Mary gave a little laugh. ‘You’ve been reading too many Harriet Vane novels!’
‘That’s true.’
‘Imagine there’s an invisible barrier. These folding tables are for Sandy to use when he comes.’ She brightened as she spoke my brother’s name: Mary visibly brightened. ‘He’s working on a project in London that he can’t get out of till the middle of July, and I suppose Dr Housman might come back before then, but I thought I’d try to get things ready for Sandy just in case.’
She paused, still a little bit flushed, and it dawned on me that she called me ‘Julia’ and she called the missing antiquarian ‘Dr Housman’ and the ‘dear’ Water Bailiff got called by his military rank. But when Mary spoke of my big brother, Grandad’s heir, who has always been ‘the Honourable Alexander Lawson Murray Wallace Beaufort-Stuart’ and is now by Special Remainder ‘Alexander Beaufort-Stuart, Earl of Strathfearn’, she simply called him ‘Sandy’. And he wasn’t even here yet.
‘Mary, you have given yourself away,’ I said, and she knew exactly what I was talking about, because her smooth and shapeless cheeks went even pinker. ‘You and Sandy?’
‘No, no! We’re friends. I read his article and wrote to him about it, and he wrote back. We write to each other all the time now, by return post sometimes. He visited in the spring to see your grandfather just before he died, and … and Sandy and I went walking.’
‘Just walking?’ I said, disbelieving. I wasn’t trying to be coy. I really wanted to know.

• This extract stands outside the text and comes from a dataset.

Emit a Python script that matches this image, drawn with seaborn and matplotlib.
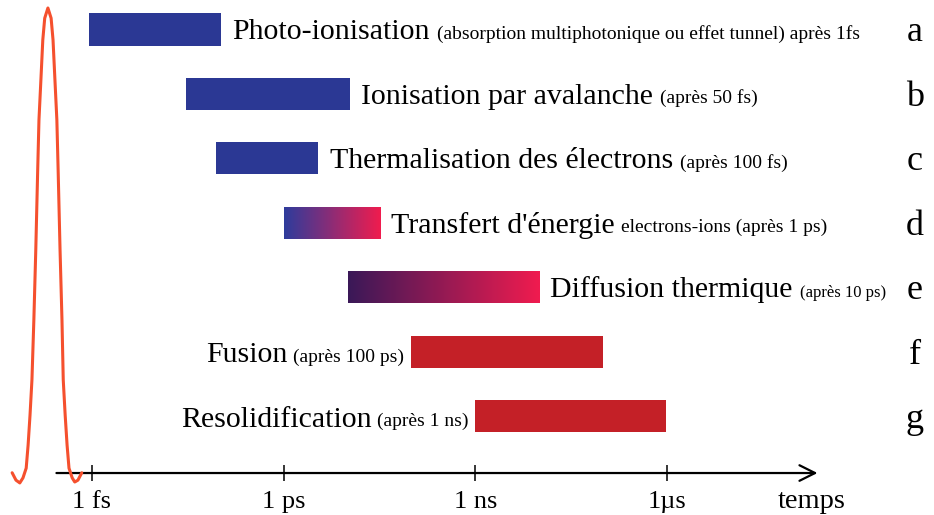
import numpy as np
import pandas as pd
import matplotlib
matplotlib.use("Agg")
import matplotlib.pyplot as plt
from matplotlib.colors import LinearSegmentedColormap
import seaborn as sns

sns.set_theme(style="white")
plt.rcParams['font.family'] = ['Liberation Serif', 'DejaVu Serif']
plt.rcParams['text.color'] = 'black'

# ---- data ----
rows = ["a", "b", "c", "d", "e", "f", "g"]
main_labels = ["Photo-ionisation", "Ionisation par avalanche",
               "Thermalisation des électrons", "Transfert d'énergie",
               "Diffusion thermique", "Fusion", "Resolidification"]
small_labels = ["(absorption multiphotonique ou effet tunnel) après 1fs",
                "(après 50 fs)", "(après 100 fs)", "electrons-ions (après 1 ps)",
                "(après 10 ps)", "(après 100 ps)", "(après 1 ns)"]
start_s = [0.9e-15, 3e-14, 8.7e-14, 1e-12, 1e-11, 1e-10, 1e-9]
end_s = [1.05e-13, 1.1e-11, 3.5e-12, 3.2e-11, 1e-8, 1e-7, 0.95e-6]

tick_values = [1e-15, 1e-12, 1e-9, 1e-6]
tick_labels = ["1 fs", "1 ps", "1 ns", "1µs"]

# laser pulse: log10(time in s), normalised amplitude
pulse_t = [-16.25, -16.19, -16.13, -16.08, -16.03, -16.00, -15.97, -15.94, -15.91,
           -15.88, -15.85, -15.83, -15.80, -15.77, -15.74, -15.69,
           -15.64, -15.61, -15.58, -15.55, -15.53, -15.50, -15.47, -15.45, -15.42,
           -15.39, -15.36, -15.31, -15.27, -15.22, -15.16]
pulse_amp = [-0.006, -0.022, -0.028, -0.017, 0.004, 0.054, 0.119, 0.195, 0.325,
             0.476, 0.649, 0.758, 0.844, 0.931, 0.978, 1.0,
             0.978, 0.931, 0.844, 0.758, 0.649, 0.476, 0.325, 0.195, 0.119,
             0.054, 0.004, -0.017, -0.026, -0.022, -0.006]

# ---- styles / layout ----
blue, red = "#2B3894", "#C42027"
bar_colors = [(blue, blue), (blue, blue), (blue, blue), ("#2E3C9C", "#F01C4E"),
              ("#3A1858", "#F01C4F"), (red, red), (red, red)]
label_side = ["right"] * 5 + ["left"] * 2
small_size = [14, 14, 14, 14, 12, 14, 14]
main_size = 21.5
pulse_color = "#F5502E"
axis_row = 6.88
letter_x = -2.12
arrow_x = (-15.6, -3.6)
temps_x = -3.73

df = pd.DataFrame({"row": rows, "start": np.log10(start_s), "end": np.log10(end_s)})
df["span"] = df["end"] - df["start"]

fig = plt.figure(figsize=(9.34, 5.15), dpi=100)
ax = fig.add_axes([0, 0, 1, 1])

sns.barplot(data=df, x="span", y="row", hue="row", orient="h", width=0.5,
            palette=[c[0] for c in bar_colors], saturation=1, legend=False, ax=ax)

grad = np.linspace(0, 1, 256).reshape(1, -1)
for patch in ax.patches:
    i = int(round(patch.get_y() + patch.get_height() / 2))
    patch.set_x(df.loc[i, "start"])
    patch.set_linewidth(0)
    c0, c1 = bar_colors[i]
    if c0 != c1:
        x0, x1 = df.loc[i, "start"], df.loc[i, "end"]
        y0, y1 = patch.get_y(), patch.get_y() + patch.get_height()
        cmap = LinearSegmentedColormap.from_list("g%d" % i, [c0, c1])
        im = ax.imshow(grad, cmap=cmap, extent=[x0, x1, y1, y0], aspect="auto", zorder=3)
        im.set_clip_path(patch)

# labels next to bars
for i in range(len(rows)):
    if label_side[i] == "right":
        t = ax.annotate(main_labels[i], xy=(df.loc[i, "end"], i), xytext=(8, -7),
                        textcoords="offset points", ha="left", va="baseline",
                        fontsize=main_size)
        ax.annotate(small_labels[i], xy=(1, 0), xycoords=t, xytext=(5, 1.8),
                    textcoords="offset points", ha="left", va="bottom",
                    fontsize=small_size[i])
    else:
        s = ax.annotate(small_labels[i], xy=(df.loc[i, "start"], i), xytext=(-5, -7),
                        textcoords="offset points", ha="right", va="baseline",
                        fontsize=small_size[i])
        ax.annotate(main_labels[i], xy=(0, 0), xycoords=s, xytext=(-4, -1.8),
                    textcoords="offset points", ha="right", va="bottom",
                    fontsize=main_size)
    ax.annotate(rows[i], xy=(letter_x, i), xytext=(0, -8.5), textcoords="offset points",
                ha="center", va="baseline", fontsize=26)

# time axis
ax.annotate("", xy=(arrow_x[1], axis_row), xytext=(arrow_x[0], axis_row),
            arrowprops=dict(arrowstyle="->", lw=1.6, color="black", mutation_scale=28))
ax.plot(np.log10(tick_values), [axis_row] * len(tick_values), ls="none", marker="|",
        ms=12, mew=1.1, color="black")
for v, lab in zip(np.log10(tick_values), tick_labels):
    ax.annotate(lab, xy=(v, axis_row), xytext=(0, -25), textcoords="offset points",
                ha="center", va="baseline", fontsize=19)
ax.annotate("temps", xy=(temps_x, axis_row), xytext=(0, -25), textcoords="offset points",
            ha="center", va="baseline", fontsize=20.5)

# laser pulse
pulse_rows = 6.833 - np.array(pulse_amp) * 7.165
sns.lineplot(x=pulse_t, y=pulse_rows, sort=False, color=pulse_color, lw=2.2,
             ax=ax, zorder=5)

ax.set_xlim(-16.44, -1.82)
ax.set_ylim(7.531, -0.456)
ax.axis("off")

fig.savefig("out.png", dpi=100)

‘Well, no! Not just walking. But not what you think. He sat here after your grandfather’s funeral and drank such a quantity of whisky that I thought he’d drown himself – in the River Fearn, properly, not metaphorically in drink – if he tried to make his way back to the Big House alone in the dark. I let him stay here, which was perhaps not the correct thing to do, but he’d fallen asleep at last in the chair in my study and I didn’t have the heart to wake him.’